Acting Chief of the United States Capitol Police
- In office January 8, 2021 – July 22, 2021
- Preceded by: Steven Sund
- Succeeded by: J. Thomas Manger

Personal details
- Born: c. 1980 (age c. 45)
- Education: Morgan State University (BS) Marist College (MPA)

= Yogananda Pittman =

American police officer

Yogananda D. Pittman (born c. 1980) is an American police officer who is the University of California, Berkeley chief of police. She was formerly the assistant chief and acting chief of the United States Capitol Police (USCP), serving in those posts during and after the January 6 United States Capitol attack.
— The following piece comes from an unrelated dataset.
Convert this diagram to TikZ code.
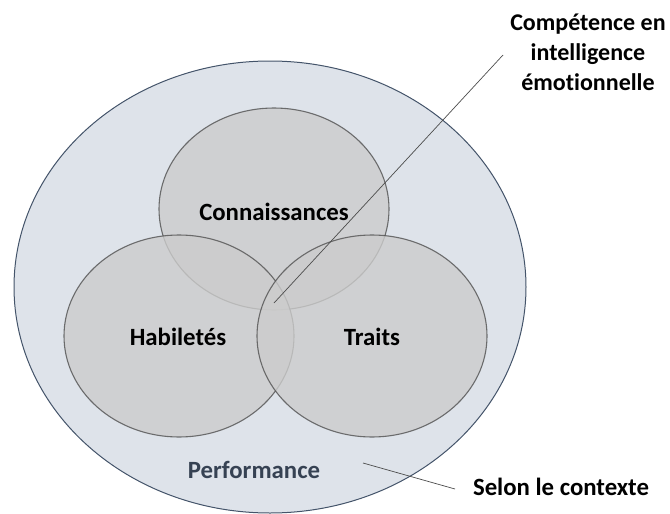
\documentclass[tikz,border=0pt]{standalone}
\usepackage{fontspec}
\setmainfont{Carlito}[Ligatures=NoCommon]
\usetikzlibrary{shapes.geometric}
\definecolor{outerfill}{HTML}{DEE3EA}
\definecolor{outerline}{HTML}{44546A}
\definecolor{circfill}{HTML}{CCCCCC}
\definecolor{circline}{HTML}{505050}
\definecolor{perfcol}{HTML}{364253}
\begin{document}
\begin{tikzpicture}[x=1pt,y=-1pt,
  outerell/.style={ellipse, draw=outerline, fill=outerfill, line width=1pt, inner sep=0pt, minimum width=512pt, minimum height=452pt},
  venn/.style={ellipse, draw=circline, fill=circfill, line width=1.1pt, inner sep=0pt, minimum width=230pt, minimum height=202pt, fill opacity=0.8, draw opacity=0.8},
  lbl/.style={font=\fontsize{24.8}{29}\selectfont\bfseries, text=black, inner sep=0pt},
  leader/.style={draw=black!70, line width=0.7pt}
]
\useasboundingbox (0,0) rectangle (670,514);
\node[outerell] (outer) at (270,287) {};
\node[venn] (conn) at (274,209) {};
\node[venn] (hab) at (179,336) {};
\node[venn] (trait) at (372,336) {};
\node[lbl] (tconn) at (274,212) {Connaissances};
\node[lbl] (thab) at (178,337) {Habiletés};
\node[lbl] (ttrait) at (372,337) {Traits};
\node[lbl, text=perfcol] (tperf) at (254,470) {Performance};
\node[lbl] (tselon) at (561,487) {Selon le contexte};
\node[lbl, font=\fontsize{24}{30}\selectfont\bfseries, align=center] (tce) at (588,52) {Compétence en\\intelligence\\émotionnelle};
\coordinate (ceA) at (503,55);
\coordinate (ceB) at (274,303);
\coordinate (seA) at (363,463);
\coordinate (seB) at (455,489);
\draw[leader] (ceA) -- (ceB);
\draw[leader] (seA) -- (seB);
\end{tikzpicture}
\end{document}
She served as acting chief of the USCP from January 8 to July 23, 2021, following the resignation of Steven Sund. Her term as acting chief ended at the time of the appointment of J. Thomas Manger.

== Education ==
Pittman earned a Bachelor of Science degree in psychology from Morgan State University in 1999. She later earned a Master of Public Administration from Marist College and is studying towards a Doctor of Public Administration at West Chester University.

== Career ==
She joined the Capitol Police in 2001. In 2012, Pittman was among the first black female supervisors to be promoted to the rank of captain in the Capitol Police. At that time, she was responsible for over 400 officers and civilian staff. The next year, she was in charge of the security planning for the second inauguration of Barack Obama. During her tenure, Pittman was assigned to the United States Senate Division and served as assistant chief of police for protective and intelligence operations. In 2020, Pittman received the Women in Federal Law Enforcement's Outstanding Advocate for Women award.

According to Steven Sund and Tarik Johnson, formerly of the U.S. Capitol Police, while Pittman was the interim Head of the U.S. Capitol Police, she had specific intelligence that there was a planned protest at the Capitol at least two weeks before the January 6, 2021 incident. According to findings in a bipartisan Senate investigation, a series of omissions and miscommunications kept that information from reaching front-line officers.

Following the resignation of Steven Sund in 2021, Pittman became acting chief of the Capitol Police. She was the first woman and first African American to lead the Capitol Police. On February 15, 2021, the U.S. Capitol Police Labor Committee, the union representing Capitol Police officers, voted 92% against Pittman in a vote of no confidence in her leadership.

On December 5, 2022, the University of California, Berkeley, announced that Pittman had assumed the role of chief of the Berkeley department of the UCPD, with her leadership beginning February 1, 2023.